Abstract
Computational pathology is an emerging research area straddling artificial intelligence, computer vision, and biomedical imaging. It has been boosted in recent years by the wide adoption of deep learning technologies. Besides its applications in disease diagnosis and prognosis, computational pathology is a powerful phenotyping tool for quantitatively measuring cellular and tissue morphology in disease tissues such as cancer biopsy samples. The extracted quantitative morphological features can be integrated with omics data to generate new biological hypothesis regarding disease development and new integrative markers predicting clinical outcomes for patients. In this talk, I will give an overview of our work in computational pathology over the past fifteen years and recently developed machine learning methods for integrating multi-modal data with applications in multiple cancers and Alzheimer's disease for predicting biomarkers, clinical outcomes, and drug targets.
Department students and members are invited to meet with Dr. Huang before the presentation. Sign up for a one-on-one or small group meeting here.

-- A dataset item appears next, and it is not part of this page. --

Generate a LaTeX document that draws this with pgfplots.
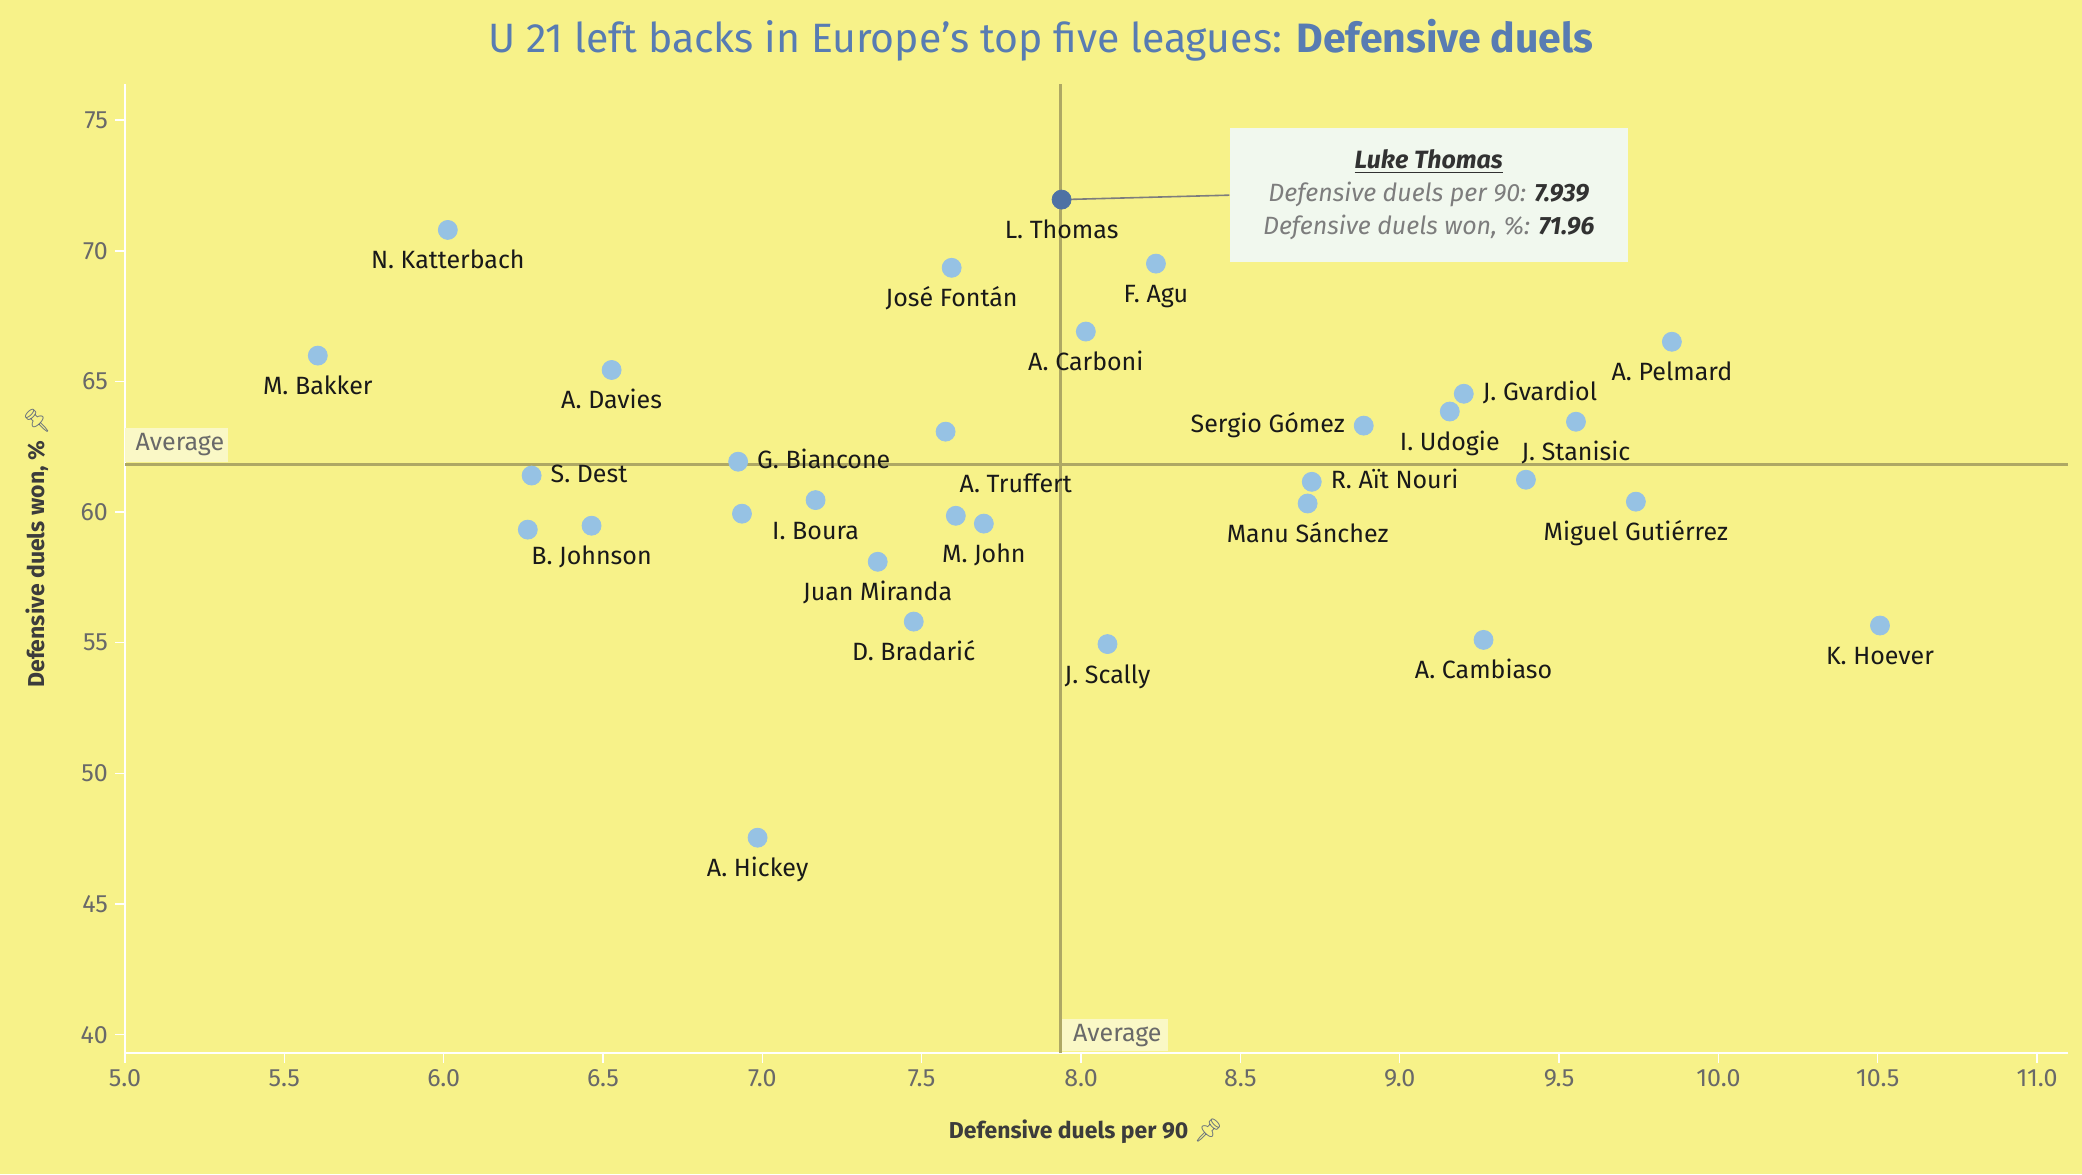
\documentclass[border=0pt]{standalone}
\usepackage{fontspec}
\usepackage{pgfplots}
\usepackage{pgfplotstable}
\pgfplotsset{compat=1.18}
\setmainfont{Fira Sans}
\newfontfamily\emoji{Noto Emoji}

\definecolor{bg}{RGB}{247,242,137}
\definecolor{ptblue}{RGB}{150,194,228}
\definecolor{thomas}{RGB}{78,114,164}
\definecolor{avgline}{RGB}{174,168,100}
\definecolor{avgbox}{RGB}{250,248,198}
\definecolor{titlecol}{RGB}{88,124,178}
\definecolor{labcol}{RGB}{25,25,25}
\definecolor{tickcol}{RGB}{105,105,105}
\definecolor{axtitle}{RGB}{60,60,60}
\definecolor{pincol}{RGB}{100,110,125}
\definecolor{ttbox}{RGB}{241,248,238}
\definecolor{ttgray}{RGB}{125,125,125}
\definecolor{ttdark}{RGB}{50,50,50}

% x = defensive duels per 90, y = defensive duels won %
% names set below the dot
\pgfplotstableread{
x y name
6.013 70.80 {N. Katterbach}
5.605 65.99 {M. Bakker}
6.527 65.44 {A. Davies}
7.594 69.35 {José Fontán}
8.235 69.51 {F. Agu}
8.015 66.91 {A. Carboni}
9.854 66.52 {A. Pelmard}
9.157 63.85 {I. Udogie}
9.553 63.46 {J. Stanisic}
8.711 60.33 {Manu Sánchez}
9.741 60.40 {Miguel Gutiérrez}
10.507 55.66 {K. Hoever}
9.263 55.11 {A. Cambiaso}
8.083 54.95 {J. Scally}
7.475 55.81 {D. Bradarić}
7.362 58.10 {Juan Miranda}
7.695 59.56 {M. John}
7.167 60.46 {I. Boura}
6.464 59.48 {B. Johnson}
6.985 47.54 {A. Hickey}
}\below
% names set right of the dot
\pgfplotstableread{
x y name
9.201 64.53 {J. Gvardiol}
8.724 61.16 {R. Aït Nouri}
6.924 61.93 {G. Biancone}
6.276 61.40 {S. Dest}
}\right
% names set left of the dot
\pgfplotstableread{
x y name
8.887 63.31 {Sergio Gómez}
}\left
% name shifted up and right
\pgfplotstableread{
x y name
7.607 59.86 {A. Truffert}
}\shifted
% dots without a name
\pgfplotstableread{
x y
9.396 61.24
7.575 63.08
6.936 59.94
6.264 59.33
}\nolabel

\newcommand{\lab}{\fontsize{12.5}{15}\selectfont}

\begin{document}
\begin{tikzpicture}
\fill[bg] (0,0) rectangle (1041pt,587pt);
\useasboundingbox (0,0) rectangle (1041pt,587pt);

\node[anchor=base, text=titlecol, font=\fontsize{20.5}{24}\selectfont] at (520.5pt,560.5pt)
  {U 21 left backs in Europe’s top five leagues: \textbf{Defensive duels}};

\begin{axis}[
  at={(62.5pt,60.7pt)}, anchor=south west,
  width=971.5pt, height=484.3pt, scale only axis,
  xmin=5, xmax=11.097, ymin=39.315, ymax=76.385,
  axis x line*=bottom, axis y line*=left,
  axis line style={draw=white, line width=1pt},
  xtick={5,5.5,...,11}, ytick={40,45,...,75},
  tick align=outside, major tick length=5pt,
  tick style={draw=white, line width=0.7pt},
  xticklabel style={/pgf/number format/.cd, fixed, fixed zerofill, precision=1},
  /pgf/number format/assume math mode=true,
  ticklabel style={font=\lab, text=tickcol},
  clip=false,
  dots/.style={color=ptblue, only marks, mark=*, mark size=4.75pt},
  named/.style={dots, point meta=explicit symbolic, nodes near coords,
    every node near coord/.append style={font=\lab, text=labcol, inner sep=0pt,
      text height=0.7em, text depth=0pt, #1}},
]
% average lines
\addplot[avgline, line width=1.5pt] coordinates {(5,61.84) (11.097,61.84)};
\addplot[avgline, line width=1.5pt] coordinates {(7.935,39.315) (7.935,76.385)};

\node[anchor=south west, fill=avgbox, inner sep=0pt, minimum width=51.5pt, minimum height=17pt,
  text=tickcol, font=\lab, yshift=0.8pt] at (axis cs:5,61.84) {\hspace{3pt}Average\hfill};
\node[anchor=south west, fill=avgbox, inner sep=0pt, minimum width=53pt, minimum height=16pt,
  text=tickcol, font=\lab, xshift=0.8pt, yshift=0.5pt] at (axis cs:7.935,39.315) {\hspace{2pt}Average\hfill};

% players
\addplot[dots] table[x=x, y=y] {\nolabel};
\addplot[named={anchor=center, yshift=-16pt}] table[x=x, y=y, meta=name] {\below};
\addplot[named={anchor=west, xshift=9.3pt}] table[x=x, y=y, meta=name] {\right};
\addplot[named={anchor=east, xshift=-9.3pt}] table[x=x, y=y, meta=name] {\left};
\addplot[named={anchor=center, xshift=30pt, yshift=14.9pt}] table[x=x, y=y, meta=name] {\shifted};

% highlighted player
\addplot[color=thomas, only marks, mark=*, mark size=4.75pt,
  nodes near coords={L. Thomas},
  every node near coord/.append style={anchor=center, yshift=-16pt,
    font=\lab, text=labcol, inner sep=0pt, text height=0.7em, text depth=0pt},
] coordinates {(7.939,71.96)};

% tooltip
\node[fill=ttbox, minimum width=199pt, minimum height=67pt, align=center, inner sep=0pt,
  font=\fontsize{12.5}{16.5}\selectfont] (tt) at (axis cs:9.091,72.13)
  {{\color{ttdark}\bfseries\itshape\underline{Luke Thomas}}\\
   {\color{ttgray}\itshape Defensive duels per 90: }{\color{ttdark}\bfseries\itshape 7.939}\\
   {\color{ttgray}\itshape Defensive duels won, \%: }{\color{ttdark}\bfseries\itshape 71.96}};
\draw[ttgray, line width=0.8pt] (axis cs:7.939,71.96) -- (tt.west);
\end{axis}

\node[text=axtitle, font=\fontsize{11.5}{14}\selectfont\bfseries] at (543pt,21.5pt)
  {Defensive duels per 90 {\color{pincol}\emoji 📌}};
\node[rotate=90, text=axtitle, font=\fontsize{11.5}{14}\selectfont\bfseries] at (18.5pt,313.5pt)
  {Defensive duels won, \% {\color{pincol}\emoji 📌}};
\end{tikzpicture}
\end{document}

Dr. Kun Huang received his BS degrees in biological science and computer science from Tsinghua University in 1996 and his MS degrees in physiology, electrical engineering, and mathematics all from University of Illinois at Urbana-Champaign (UIUC). He then received his PhD in electrical and computer engineering from UIUC in 2004 with a focus on computer vision and machine learning. He was a faculty member in the Department of Biomedical Informatics at The Ohio State University (OSU) from 2004 to 2017 where he served as the associate dean for genome informatics. Currently, he is the IUSM PHI chair for genomic data science, professor and chair of the Department of Biostatistics and Health Data Science at Indiana University School of Medicine and Fairbanks School of Public Health. He is also the associate director for data science of the IU Simon Comprehensive Cancer Center and a member of the Regenstrief Institute. His research interests include bioimage informatics, computational pathology, translational bioinformatics, and health data science. He is an elected fellow of American Institute of Medical and Biological Engineering.